If you would like a personalized estimate and strategy for your Mount Dora purchase, reach out to Gabriella Nystrom for a quick consult and a clear plan.
FAQs
How much cash beyond the down payment do Mount Dora buyers need?
- A common planning range is 2% to 5% of the purchase price for closing costs, excluding the down payment. Your lender’s Loan Estimate and Closing Disclosure will show the exact figures.
Who typically pays for title insurance in Mount Dora, Florida?
- Buyers usually pay for the lender’s title policy. The owner’s title policy is often paid by the seller in many Florida transactions, but this is a negotiable custom.
Can I ask the seller to pay part of my closing costs with a conventional loan?
- Yes. Seller concessions are common, but your loan program sets limits on how much the seller can contribute.

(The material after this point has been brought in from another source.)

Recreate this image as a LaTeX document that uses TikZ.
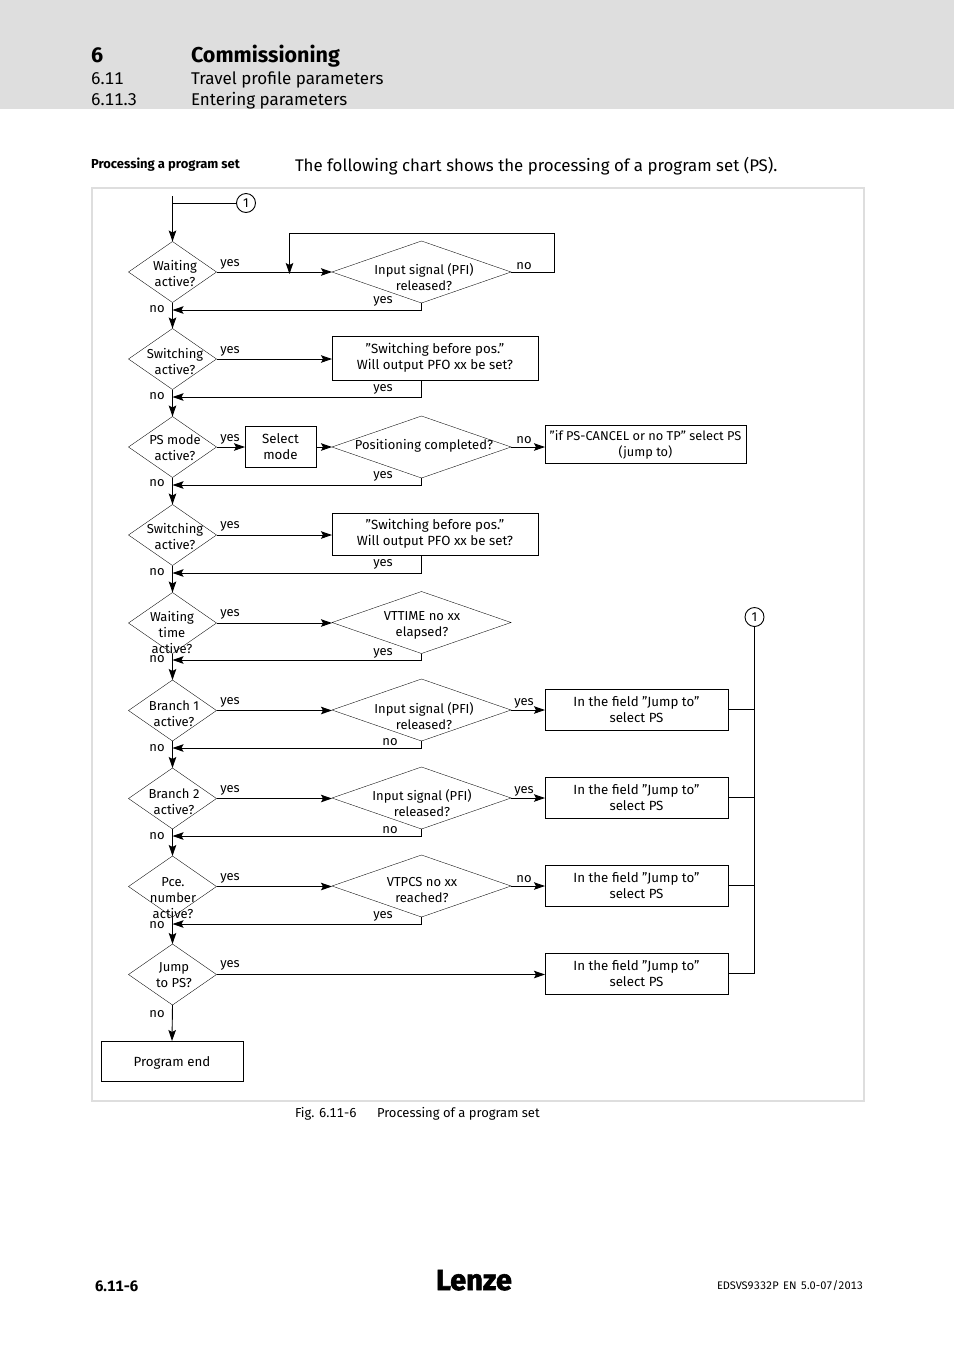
\documentclass[tikz,border=0pt]{standalone}
\usepackage{fontspec}
\setmainfont{Fira Sans}
\newfontfamily\logofont[BoldFeatures={FakeBold=2}]{Fira Sans}
\newfontfamily\tabnum[Numbers=Tabular]{Fira Sans}
\usetikzlibrary{shapes.geometric,arrows.meta}
\definecolor{band}{HTML}{DEDEDE}
\tikzset{
  x=1pt,y=-1pt,
  dia/.style={diamond,draw=black,line width=0.35pt,inner sep=0pt,outer sep=0pt,shape aspect=1.42},
  ldia/.style={dia,minimum width=88pt,minimum height=61pt},
  rdia/.style={dia,minimum width=179pt,minimum height=62pt},
  bx/.style={draw=black,line width=0.8pt,inner sep=0pt,outer sep=0pt,align=center,font=\fontsize{13.3}{16}\selectfont},
  lab/.style={inner sep=0pt,outer sep=0pt,align=center,font=\fontsize{13}{16}\selectfont},
  arr/.style={line width=0.9pt,-{Stealth[length=11pt,width=7.5pt,inset=2pt]}},
  ln/.style={line width=0.9pt},
  num/.style={circle,draw=black,line width=0.9pt,minimum size=19pt,inner sep=0pt,outer sep=0pt,font=\fontsize{13}{13}\selectfont},
  hd/.style={anchor=base west,inner sep=0pt,outer sep=0pt},
}
\begin{document}
\begin{tikzpicture}
\useasboundingbox (0,0) rectangle (954,1350);
\fill[band] (0,0) rectangle (954,109);
\draw[band,line width=1.8pt] (92,188) rectangle (864,1101);
% header
\node[hd,font=\bfseries\fontsize{21.5}{21}\selectfont] (h1) at (91,62) {6};
\node[hd,font=\bfseries\fontsize{21.5}{21}\selectfont] (h2) at (191,62) {Commissioning};
\node[hd,font=\tabnum\fontsize{17}{17}\selectfont] (h3) at (91,84) {6.11};
\node[hd,font=\fontsize{17}{17}\selectfont] (h4) at (191,84) {Travel profile parameters};
\node[hd,font=\tabnum\fontsize{17}{17}\selectfont] (h5) at (91,105) {6.11.3};
\node[hd,font=\fontsize{17}{17}\selectfont] (h6) at (191,105) {Entering parameters};
\node[hd,font=\bfseries\fontsize{13}{13}\selectfont] (s1) at (91,168) {Processing a program set};
\node[hd,font=\fontsize{16.85}{18}\selectfont] (s2) at (295,171) {The following chart shows the processing of a program set (PS).};
% left diamonds
\node[ldia] (d1) at (172.5,272) {};
\node[ldia] (d2) at (172.5,359) {};
\node[ldia] (d3) at (172.5,447) {};
\node[ldia] (d4) at (172.5,535) {};
\node[ldia] (d5) at (172.5,623) {};
\node[ldia] (d6) at (172.5,710.5) {};
\node[ldia] (d7) at (172.5,798.5) {};
\node[ldia] (d8) at (172.5,886.5) {};
\node[ldia] (d9) at (172.5,974.5) {};
% right diamonds
\node[rdia] (r1) at (421.5,272) {};
\node[rdia] (r3) at (421.5,447) {};
\node[rdia] (r5) at (421.5,622.5) {};
\node[rdia] (r6) at (421.5,710) {};
\node[rdia] (r7) at (421.5,798) {};
\node[rdia] (r8) at (421.5,886) {};
% boxes
\node[bx,minimum width=206pt,minimum height=44pt] (b2) at (435,358) {”Switching before pos.”\\Will output PFO xx be set?};
\node[bx,minimum width=71pt,minimum height=41pt] (b3) at (280.5,446.5) {Select\\mode};
\node[bx,minimum width=201pt,minimum height=38pt,font=\fontsize{12.8}{16}\selectfont] (b3b) at (645.5,444.5) {”if PS-CANCEL or no TP” select PS\\(jump to)};
\node[bx,minimum width=206pt,minimum height=42pt] (b4) at (435,534) {”Switching before pos.”\\Will output PFO xx be set?};
\node[bx,minimum width=183pt,minimum height=41pt] (b6) at (636.5,709.5) {In the field ”Jump to”\\select PS};
\node[bx,minimum width=183pt,minimum height=41pt] (b7) at (636.5,797.5) {In the field ”Jump to”\\select PS};
\node[bx,minimum width=183pt,minimum height=41pt] (b8) at (636.5,885.5) {In the field ”Jump to”\\select PS};
\node[bx,minimum width=183pt,minimum height=41pt] (b9) at (636.5,973.5) {In the field ”Jump to”\\select PS};
\node[bx,minimum width=142pt,minimum height=40pt] (end) at (172,1061) {\rule{0pt}{14pt}Program end};
% numbered circles
\node[num] (c1) at (246,203) {1};
\node[num] (c2) at (754.5,617) {1};
% diamond labels
\node[lab] (t1) at (175,274) {Waiting\\active?};
\node[lab] (t2) at (175,361) {Switching\\active?};
\node[lab] (t3) at (175,447.5) {PS mode\\active?};
\node[lab] (t4) at (175,536) {Switching\\active?};
\node[lab] (t5) at (172,632) {Waiting\\time\\active?};
\node[lab] (t6) at (174,714) {Branch 1\\active?};
\node[lab] (t7) at (174,802) {Branch 2\\active?};
\node[lab] (t8) at (173,898.5) {Pce.\\number\\active?};
\node[lab] (t9) at (174,975) {Jump\\to PS?};
\node[lab] (u1) at (424,277) {Input signal (PFI)\\released?};
\node[lab] (u3) at (424,445.5) {Positioning completed?};
\node[lab] (u5) at (422,625.5) {VTTIME no xx\\elapsed?};
\node[lab] (u6) at (424,716) {Input signal (PFI)\\released?};
\node[lab] (u7) at (422,803) {Input signal (PFI)\\released?};
\node[lab] (u8) at (422,890) {VTPCS no xx\\reached?};
% yes/no labels
\foreach \n/\y in {a/264,b/351,c/439,d/526,e/614,f/702,g/790,h/878,i/965}
  \node[lab] (y\n) at (230,\y) {yes};
\foreach \n/\y in {a/309,b/396,c/483,d/572,e/659,f/748,g/836,h/925,i/1014}
  \node[lab] (n\n) at (157,\y) {no};
\foreach \n/\y in {a/301,b/389,c/476,d/564,e/653,h/916}
  \node[lab] (yy\n) at (383,\y) {yes};
\foreach \n/\y in {f/742,g/830}
  \node[lab] (nn\n) at (390,\y) {no};
\foreach \n/\y in {a/266,c/440,h/879}
  \node[lab] (nr\n) at (524,\y) {no};
\foreach \n/\y in {f/703,g/791}
  \node[lab] (yr\n) at (524,\y) {yes};
% helper coordinates
\coordinate (start) at (172.5,196);
\coordinate (m0) at (172.5,203);
\coordinate (m1) at (172.5,310);
\coordinate (m2) at (172.5,397);
\coordinate (m3) at (172.5,485);
\coordinate (m4) at (172.5,573);
\coordinate (m5) at (172.5,660);
\coordinate (m6) at (172.5,748);
\coordinate (m7) at (172.5,836);
\coordinate (m8) at (172.5,924);
\coordinate (lp1) at (554.5,233);
\coordinate (lp2) at (289.5,233);
\coordinate (lp3) at (289.5,274);
\coordinate (bus) at (754.5,974);
% connectors
\draw[arr] (start) -- (d1.north);
\draw[ln] (c1) -- (m0);
\draw[arr] (d1.east) -- (r1.west);
\draw[arr] (r1.east) -- (r1.east -| lp1) -- (lp1) -- (lp2) -- (lp3);
\draw[arr] (r1.south) |- (m1);
\draw[arr] (d1.south) -- (d2.north);
\draw[arr] (d2.east) -- (d2.east -| b2.west);
\draw[arr] (b2.south -| 421.5,0) |- (m2);
\draw[arr] (d2.south) -- (d3.north);
\draw[arr] (d3.east) -- (b3.west |- d3.east);
\draw[arr] (b3.east |- r3.west) -- (r3.west);
\draw[arr] (r3.east) -- (b3b.west |- r3.east);
\draw[arr] (r3.south) |- (m3);
\draw[arr] (d3.south) -- (d4.north);
\draw[arr] (d4.east) -- (d4.east -| b4.west);
\draw[arr] (b4.south -| 421.5,0) |- (m4);
\draw[arr] (d4.south) -- (d5.north);
\draw[arr] (d5.east) -- (r5.west |- d5.east);
\draw[arr] (r5.south) |- (m5);
\draw[arr] (d5.south) -- (d6.north);
\draw[arr] (d6.east) -- (r6.west |- d6.east);
\draw[arr] (r6.east) -- (b6.west |- r6.east);
\draw[arr] (r6.south) |- (m6);
\draw[arr] (d6.south) -- (d7.north);
\draw[arr] (d7.east) -- (r7.west |- d7.east);
\draw[arr] (r7.east) -- (b7.west |- r7.east);
\draw[arr] (r7.south) |- (m7);
\draw[arr] (d7.south) -- (d8.north);
\draw[arr] (d8.east) -- (r8.west |- d8.east);
\draw[arr] (r8.east) -- (b8.west |- r8.east);
\draw[arr] (r8.south) |- (m8);
\draw[arr] (d8.south) -- (d9.north);
\draw[arr] (d9.east) -- (b9.west |- d9.east);
\draw[arr] (d9.south) -- (end.north);
\draw[ln] (c2.south) -- (bus);
\draw[ln] (b6.east) -- (b6.east -| bus);
\draw[ln] (b7.east) -- (b7.east -| bus);
\draw[ln] (b8.east) -- (b8.east -| bus);
\draw[ln] (b9.east) -- (b9.east -| bus);
% caption and footer
\node[hd,font=\tabnum\fontsize{13}{13}\selectfont] (f1) at (295,1117) {Fig. 6.11-6};
\node[hd,font=\fontsize{13}{13}\selectfont] (f2) at (377,1117) {Processing of a program set};
\node[hd,font=\bfseries\fontsize{15}{15}\selectfont] (p1) at (95,1291) {\addfontfeature{Numbers=Tabular}6.11-6};
\node[hd,font=\logofont\bfseries\fontsize{29}{29}\selectfont] (logo) at (436,1290) {Lenze};
\node[hd,font=\tabnum\fontsize{11}{11}\selectfont] (p2) at (717,1289) {EDSVS9332P\hspace{0.4em}EN\hspace{0.4em}5.0-07/2013};
\end{tikzpicture}
\end{document}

Confirm limits with your lender before you write the offer.
What local factors near Lake Dora can increase my costs?
- Waterfront proximity can trigger flood insurance and extra due diligence for docks. Historic or older homes may need added inspections, and HOA communities can include transfer or estoppel fees.
When will I know my final closing cost amount?
- Your lender must issue a Loan Estimate within three business days of application and a Closing Disclosure at least three business days before closing. The Closing Disclosure contains your final numbers.
How does my closing date affect prepaid interest?
- Closing later in the month reduces the number of days of prepaid interest you owe, which lowers your cash to close slightly. Your lender can model this for you when scheduling closing.